5. A wheel assembly as in claim 4, wherein the first sections are black and the second sections are white.

6. A wheel assembly as in claim 4, wherein the second sections are reflective stainless steel and the first sections are lines carved in the reflective stainless steel.

7. A wheel assembly as in claim 4 wherein the optical detector and encoder includes:

an optical beam generator; and

a light sensor, wherein the generated optical beam is reflected by the encoder code wheel to the light sensor.

8. A wheel assembly as in claim 4 wherein the optical detector and encoder includes:

an optical beam generator; and

a light sensor.

9. A wheel assembly as in claim 1 wherein the feedback signal is a two-phase quadrature A/B pulse feedback signal.

10. A wheel assembly as in claim 1 wherein the hub comprises:

a first motor end bell and a second motor end bell that each rotate around the shaft.

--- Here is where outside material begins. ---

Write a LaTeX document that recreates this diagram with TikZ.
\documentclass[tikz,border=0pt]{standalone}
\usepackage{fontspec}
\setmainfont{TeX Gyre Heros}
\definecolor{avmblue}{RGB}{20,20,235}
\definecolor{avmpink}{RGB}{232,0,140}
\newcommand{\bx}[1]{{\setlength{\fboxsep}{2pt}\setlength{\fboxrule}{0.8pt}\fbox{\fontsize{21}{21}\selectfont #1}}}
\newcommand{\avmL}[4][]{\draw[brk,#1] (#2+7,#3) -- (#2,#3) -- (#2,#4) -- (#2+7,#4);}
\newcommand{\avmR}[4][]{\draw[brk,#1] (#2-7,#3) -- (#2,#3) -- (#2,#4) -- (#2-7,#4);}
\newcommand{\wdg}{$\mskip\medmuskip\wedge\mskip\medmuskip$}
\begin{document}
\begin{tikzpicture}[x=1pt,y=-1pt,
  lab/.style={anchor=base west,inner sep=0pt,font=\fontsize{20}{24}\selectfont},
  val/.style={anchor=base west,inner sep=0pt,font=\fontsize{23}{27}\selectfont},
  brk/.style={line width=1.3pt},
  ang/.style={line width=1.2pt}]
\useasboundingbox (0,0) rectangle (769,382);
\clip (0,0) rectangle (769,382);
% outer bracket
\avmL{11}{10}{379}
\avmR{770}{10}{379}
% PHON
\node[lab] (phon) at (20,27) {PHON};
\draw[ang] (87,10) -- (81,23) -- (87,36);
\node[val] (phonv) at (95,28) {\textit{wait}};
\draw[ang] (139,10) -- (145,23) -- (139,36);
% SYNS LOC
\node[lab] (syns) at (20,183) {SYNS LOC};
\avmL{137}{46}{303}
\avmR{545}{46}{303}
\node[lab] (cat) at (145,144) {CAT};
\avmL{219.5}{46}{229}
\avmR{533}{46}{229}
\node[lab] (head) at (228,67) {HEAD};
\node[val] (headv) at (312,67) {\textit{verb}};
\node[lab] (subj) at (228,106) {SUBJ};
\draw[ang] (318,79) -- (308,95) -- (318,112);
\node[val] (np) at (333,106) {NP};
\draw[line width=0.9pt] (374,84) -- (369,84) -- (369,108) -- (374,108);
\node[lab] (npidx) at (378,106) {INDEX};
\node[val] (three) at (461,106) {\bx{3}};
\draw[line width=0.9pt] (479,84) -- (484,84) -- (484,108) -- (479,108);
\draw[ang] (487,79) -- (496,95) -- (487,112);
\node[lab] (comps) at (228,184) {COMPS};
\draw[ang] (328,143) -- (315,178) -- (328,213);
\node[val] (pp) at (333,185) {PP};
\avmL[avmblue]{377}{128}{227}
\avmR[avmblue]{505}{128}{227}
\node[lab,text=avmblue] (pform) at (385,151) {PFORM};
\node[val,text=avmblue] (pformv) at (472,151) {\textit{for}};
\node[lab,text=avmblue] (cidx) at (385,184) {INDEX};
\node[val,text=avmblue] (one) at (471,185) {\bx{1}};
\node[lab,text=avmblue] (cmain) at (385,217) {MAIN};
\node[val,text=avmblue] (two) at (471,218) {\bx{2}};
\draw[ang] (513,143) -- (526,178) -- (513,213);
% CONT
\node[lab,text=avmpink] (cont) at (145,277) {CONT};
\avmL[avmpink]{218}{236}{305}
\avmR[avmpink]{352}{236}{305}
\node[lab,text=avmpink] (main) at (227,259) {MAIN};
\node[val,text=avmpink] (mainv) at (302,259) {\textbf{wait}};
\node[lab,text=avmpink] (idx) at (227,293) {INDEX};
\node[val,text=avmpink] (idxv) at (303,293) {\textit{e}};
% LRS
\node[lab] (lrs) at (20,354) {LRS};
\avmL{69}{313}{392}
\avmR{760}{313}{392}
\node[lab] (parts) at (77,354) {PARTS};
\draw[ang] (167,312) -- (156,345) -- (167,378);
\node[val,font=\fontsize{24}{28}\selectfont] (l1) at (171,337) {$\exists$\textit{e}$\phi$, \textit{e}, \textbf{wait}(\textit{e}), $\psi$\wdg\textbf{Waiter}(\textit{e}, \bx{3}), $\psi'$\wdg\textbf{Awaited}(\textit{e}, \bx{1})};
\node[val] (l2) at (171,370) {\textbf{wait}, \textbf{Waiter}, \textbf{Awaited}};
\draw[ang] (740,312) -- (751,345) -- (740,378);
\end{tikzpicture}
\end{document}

11. A method for controlling a wheel hub motor, comprising:

varying intensity and direction of current supplied to the wheel hub motor to control the wheel hub motor;

using an optical detector and encoder, attached to a stator of the wheel hub motor to detect motion of a hub and to encode information about the detected motion of the hub, including: detecting motion of the hub by noting light reflecting from an encoder code wheel attached to the hub, the light reflecting at a different intensity depending upon whether the light is reflecting from one of first sections or from one of second sections, the second sections having higher reflectivity than the first sections, and producing a feedback signal from the encoded information;

providing the feedback signal to control circuitry that controls intensity and direction of current supplied to the wheel hub motor; and,

using the feedback signal when determining how much to vary intensity of current supplied to the wheel hub motor.

12. A method as in claim 11, wherein the first sections are black and the second sections are white.

13. A method as in claim 11, wherein the second sections are reflective stainless steel and the first sections are lines carved in the reflective stainless steel.

14. A method as in claim 11, wherein the feedback signal is a two-phase quadrature A/B pulse feedback signal.

15. A wheel assembly comprising:

a hub;

a stator located within the hub;

an encoder code wheel, attached to the hub, the encoder code wheel having first sections that are less reflective than second sections; and,

an optical detector and encoder, attached to the stator and located within the hub, the optical detector and encoder detecting motion of the hub and encoding information about the detected motion of the hub, wherein based on the encoded information, the optical detector and encoder produces a feedback signal for control circuitry that controls rotation of the wheel;

wherein the encoder code wheel is located on the hub so that as the wheel rotates, the optical detector and encoder detects motion of the hub by noting light reflecting from the encoder code wheel, the light reflecting at a different intensity depending upon whether the light is reflecting from one of the first sections or from one of the second sections.

16. A wheel assembly as in claim 15, additionally comprising:

a rotor connected to the hub, the rotor being located outside the stator and rotating around the stator.

17. A wheel assembly as in claim 15, wherein the first sections are black and the second sections are white.

18. A wheel assembly as in claim 15, wherein the second sections are reflective stainless steel and the first sections are lines carved in the reflective stainless steel.

19. A wheel assembly as in claim 15 wherein the optical detector and encoder includes:

an optical beam generator, and

a light sensor, wherein the generated optical beam is reflected by the encoder code wheel to the light sensor.

20. A wheel assembly as in claim 15 wherein the feedback signal is a two-phase quadrature A/B pulse feedback signal.